§ What you are asked to do:
Reproduce, exactly and in full, the lines from the one with "Generate a web" through the one with "70, 80, 90];" in the data below; drop pictures.

§ Raw records:
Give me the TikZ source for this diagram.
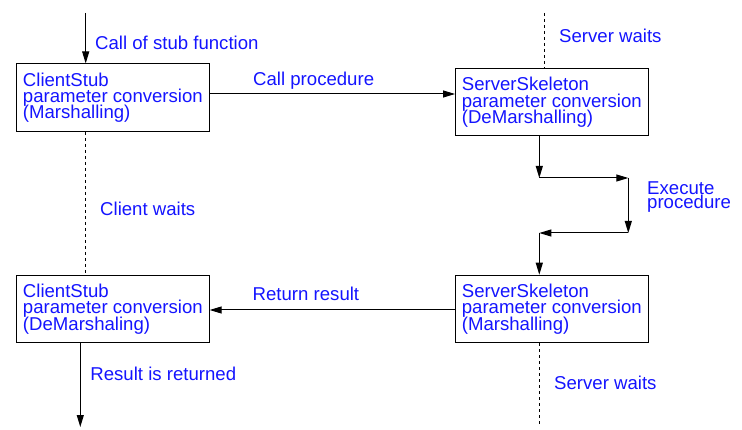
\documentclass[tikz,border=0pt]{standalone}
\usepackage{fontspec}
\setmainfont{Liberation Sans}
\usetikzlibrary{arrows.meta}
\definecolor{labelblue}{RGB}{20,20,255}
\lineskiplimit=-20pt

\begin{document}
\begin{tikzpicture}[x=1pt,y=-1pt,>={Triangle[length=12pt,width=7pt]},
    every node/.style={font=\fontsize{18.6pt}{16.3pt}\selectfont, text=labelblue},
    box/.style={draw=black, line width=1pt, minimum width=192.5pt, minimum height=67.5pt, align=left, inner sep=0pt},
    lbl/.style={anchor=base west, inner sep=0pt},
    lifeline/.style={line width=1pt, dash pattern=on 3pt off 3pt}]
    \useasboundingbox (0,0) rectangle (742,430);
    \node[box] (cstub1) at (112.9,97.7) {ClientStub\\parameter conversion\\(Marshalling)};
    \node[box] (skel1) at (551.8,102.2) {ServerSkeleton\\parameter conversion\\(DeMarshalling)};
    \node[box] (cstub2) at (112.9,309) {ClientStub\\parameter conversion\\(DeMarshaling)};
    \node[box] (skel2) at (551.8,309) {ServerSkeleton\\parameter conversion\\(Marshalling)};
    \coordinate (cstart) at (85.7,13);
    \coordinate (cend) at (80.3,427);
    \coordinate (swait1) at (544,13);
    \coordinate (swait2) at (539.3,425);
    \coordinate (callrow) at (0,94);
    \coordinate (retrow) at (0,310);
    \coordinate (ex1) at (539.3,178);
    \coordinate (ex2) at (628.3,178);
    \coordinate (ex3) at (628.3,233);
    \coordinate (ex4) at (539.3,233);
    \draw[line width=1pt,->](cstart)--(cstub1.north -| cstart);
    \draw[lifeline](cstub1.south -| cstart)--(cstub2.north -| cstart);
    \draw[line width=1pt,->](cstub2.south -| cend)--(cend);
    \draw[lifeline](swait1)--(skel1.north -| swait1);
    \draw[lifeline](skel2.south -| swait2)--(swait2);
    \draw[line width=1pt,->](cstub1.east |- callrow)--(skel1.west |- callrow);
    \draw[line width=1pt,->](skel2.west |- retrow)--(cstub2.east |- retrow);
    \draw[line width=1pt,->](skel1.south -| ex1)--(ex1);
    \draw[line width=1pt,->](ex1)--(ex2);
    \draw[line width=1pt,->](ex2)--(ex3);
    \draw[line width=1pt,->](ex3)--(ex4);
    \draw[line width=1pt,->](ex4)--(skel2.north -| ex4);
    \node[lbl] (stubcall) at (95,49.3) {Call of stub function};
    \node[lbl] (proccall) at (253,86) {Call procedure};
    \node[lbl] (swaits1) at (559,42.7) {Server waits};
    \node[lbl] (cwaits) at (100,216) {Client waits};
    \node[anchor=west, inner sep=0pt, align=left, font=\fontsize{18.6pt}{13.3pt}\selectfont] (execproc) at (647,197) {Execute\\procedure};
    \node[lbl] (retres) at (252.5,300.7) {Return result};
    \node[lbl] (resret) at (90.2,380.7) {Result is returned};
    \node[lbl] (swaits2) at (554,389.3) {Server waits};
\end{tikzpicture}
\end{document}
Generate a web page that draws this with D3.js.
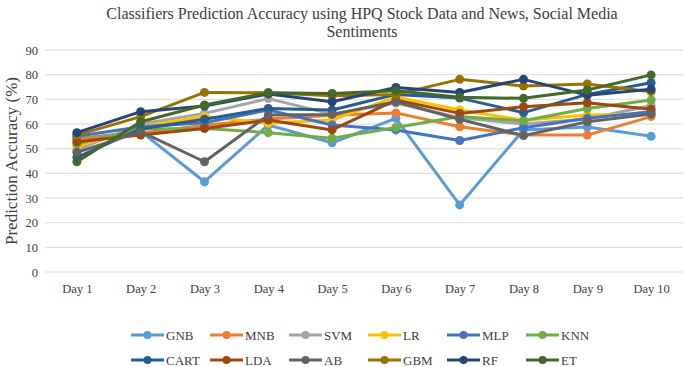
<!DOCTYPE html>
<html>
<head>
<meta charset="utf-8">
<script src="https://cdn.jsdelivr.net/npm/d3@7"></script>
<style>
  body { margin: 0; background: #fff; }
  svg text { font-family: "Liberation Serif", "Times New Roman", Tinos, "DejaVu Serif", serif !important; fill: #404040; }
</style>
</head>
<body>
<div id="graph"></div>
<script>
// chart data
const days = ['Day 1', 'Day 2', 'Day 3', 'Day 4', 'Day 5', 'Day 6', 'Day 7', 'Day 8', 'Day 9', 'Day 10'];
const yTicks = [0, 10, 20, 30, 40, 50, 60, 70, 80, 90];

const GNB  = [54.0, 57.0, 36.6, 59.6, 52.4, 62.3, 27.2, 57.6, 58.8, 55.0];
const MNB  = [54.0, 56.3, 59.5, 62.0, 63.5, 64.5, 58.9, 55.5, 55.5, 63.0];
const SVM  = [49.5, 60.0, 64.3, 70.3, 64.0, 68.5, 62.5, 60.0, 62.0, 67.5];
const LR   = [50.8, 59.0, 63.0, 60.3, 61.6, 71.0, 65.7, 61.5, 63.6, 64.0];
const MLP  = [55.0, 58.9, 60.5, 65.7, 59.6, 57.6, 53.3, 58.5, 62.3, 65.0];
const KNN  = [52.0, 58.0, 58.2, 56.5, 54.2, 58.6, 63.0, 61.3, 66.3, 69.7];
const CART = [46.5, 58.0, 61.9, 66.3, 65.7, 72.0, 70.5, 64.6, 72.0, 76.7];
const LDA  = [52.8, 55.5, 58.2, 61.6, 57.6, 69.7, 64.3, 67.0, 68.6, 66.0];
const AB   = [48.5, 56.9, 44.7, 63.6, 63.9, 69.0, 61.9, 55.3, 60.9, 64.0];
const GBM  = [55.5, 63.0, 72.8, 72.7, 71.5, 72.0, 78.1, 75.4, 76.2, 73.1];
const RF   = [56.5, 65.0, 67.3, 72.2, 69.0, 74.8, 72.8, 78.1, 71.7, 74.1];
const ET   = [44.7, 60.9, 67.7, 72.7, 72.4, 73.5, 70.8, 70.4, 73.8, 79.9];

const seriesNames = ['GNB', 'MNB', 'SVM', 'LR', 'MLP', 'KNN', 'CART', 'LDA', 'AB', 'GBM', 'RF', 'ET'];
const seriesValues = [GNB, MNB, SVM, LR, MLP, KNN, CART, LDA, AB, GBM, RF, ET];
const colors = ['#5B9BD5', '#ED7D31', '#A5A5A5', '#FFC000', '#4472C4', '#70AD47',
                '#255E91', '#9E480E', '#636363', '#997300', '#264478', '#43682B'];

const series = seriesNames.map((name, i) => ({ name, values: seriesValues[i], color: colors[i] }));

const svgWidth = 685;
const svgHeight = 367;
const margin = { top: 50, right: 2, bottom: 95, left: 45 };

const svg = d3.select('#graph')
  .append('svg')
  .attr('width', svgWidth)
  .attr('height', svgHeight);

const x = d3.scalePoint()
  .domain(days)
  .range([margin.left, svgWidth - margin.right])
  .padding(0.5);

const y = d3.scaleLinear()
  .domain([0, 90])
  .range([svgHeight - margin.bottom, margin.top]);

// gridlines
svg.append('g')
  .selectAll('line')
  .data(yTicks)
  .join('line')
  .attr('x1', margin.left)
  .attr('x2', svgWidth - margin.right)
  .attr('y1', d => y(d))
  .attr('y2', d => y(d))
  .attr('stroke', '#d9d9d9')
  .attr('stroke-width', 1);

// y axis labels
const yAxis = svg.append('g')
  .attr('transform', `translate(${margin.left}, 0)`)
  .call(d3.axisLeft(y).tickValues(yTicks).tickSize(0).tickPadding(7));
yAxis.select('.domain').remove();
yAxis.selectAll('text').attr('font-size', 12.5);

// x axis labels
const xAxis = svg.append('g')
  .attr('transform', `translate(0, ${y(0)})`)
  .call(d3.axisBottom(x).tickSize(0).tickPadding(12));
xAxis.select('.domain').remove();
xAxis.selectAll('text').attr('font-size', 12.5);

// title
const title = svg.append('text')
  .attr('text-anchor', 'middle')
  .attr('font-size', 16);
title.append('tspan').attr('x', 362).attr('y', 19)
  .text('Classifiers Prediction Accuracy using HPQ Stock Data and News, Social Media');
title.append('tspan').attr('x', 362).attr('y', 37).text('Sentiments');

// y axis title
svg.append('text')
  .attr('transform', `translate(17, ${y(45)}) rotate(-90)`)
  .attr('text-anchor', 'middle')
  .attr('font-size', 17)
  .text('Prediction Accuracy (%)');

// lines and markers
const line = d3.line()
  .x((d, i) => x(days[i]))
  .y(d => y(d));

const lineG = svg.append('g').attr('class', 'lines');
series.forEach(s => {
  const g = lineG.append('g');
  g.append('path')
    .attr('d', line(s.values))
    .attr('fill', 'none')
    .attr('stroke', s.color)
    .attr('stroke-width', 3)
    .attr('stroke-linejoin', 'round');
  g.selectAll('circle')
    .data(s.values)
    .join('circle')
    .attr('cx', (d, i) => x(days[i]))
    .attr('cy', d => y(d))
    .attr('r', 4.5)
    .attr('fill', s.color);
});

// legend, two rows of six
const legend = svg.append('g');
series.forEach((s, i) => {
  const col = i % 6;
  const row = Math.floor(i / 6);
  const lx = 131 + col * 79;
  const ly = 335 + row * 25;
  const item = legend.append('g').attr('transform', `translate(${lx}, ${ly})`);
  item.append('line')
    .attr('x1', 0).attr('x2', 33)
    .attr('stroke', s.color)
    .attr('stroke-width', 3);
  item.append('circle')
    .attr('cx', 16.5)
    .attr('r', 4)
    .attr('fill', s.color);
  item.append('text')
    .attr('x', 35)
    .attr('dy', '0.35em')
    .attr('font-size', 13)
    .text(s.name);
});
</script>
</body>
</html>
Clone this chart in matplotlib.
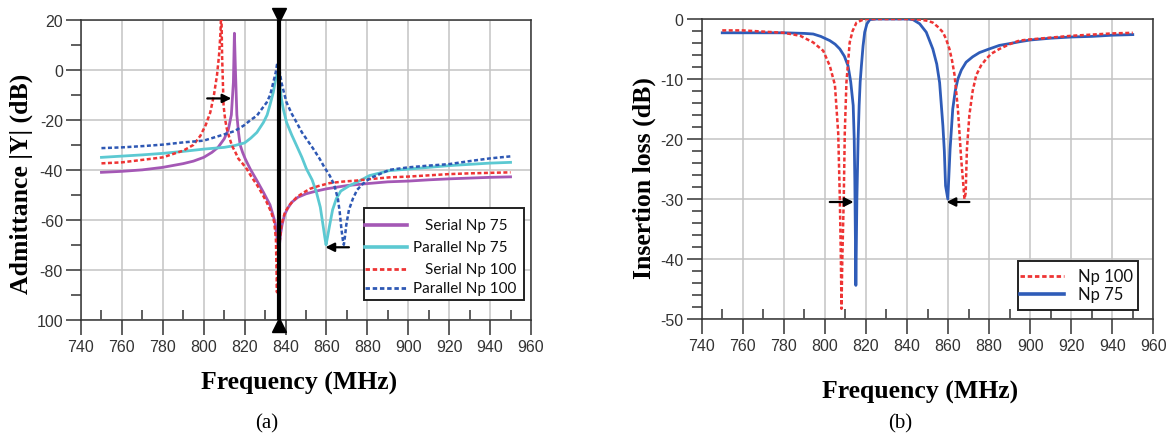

§ Response:
Generate a web page that draws this with D3.js.
<!DOCTYPE html>
<html>
<head>
<meta charset="utf-8">
<script src="https://cdn.jsdelivr.net/npm/d3@7"></script>
<style>
  body { margin: 0; background: #fff; }
  svg text { font-family: "Liberation Serif", "Times New Roman", Tinos, "DejaVu Serif", serif !important; fill: #404040; }
</style>
</head>
<body>
<div id="graph"></div>
<script>
// chart data
const days = ['Day 1', 'Day 2', 'Day 3', 'Day 4', 'Day 5', 'Day 6', 'Day 7', 'Day 8', 'Day 9', 'Day 10'];
const yTicks = [0, 10, 20, 30, 40, 50, 60, 70, 80, 90];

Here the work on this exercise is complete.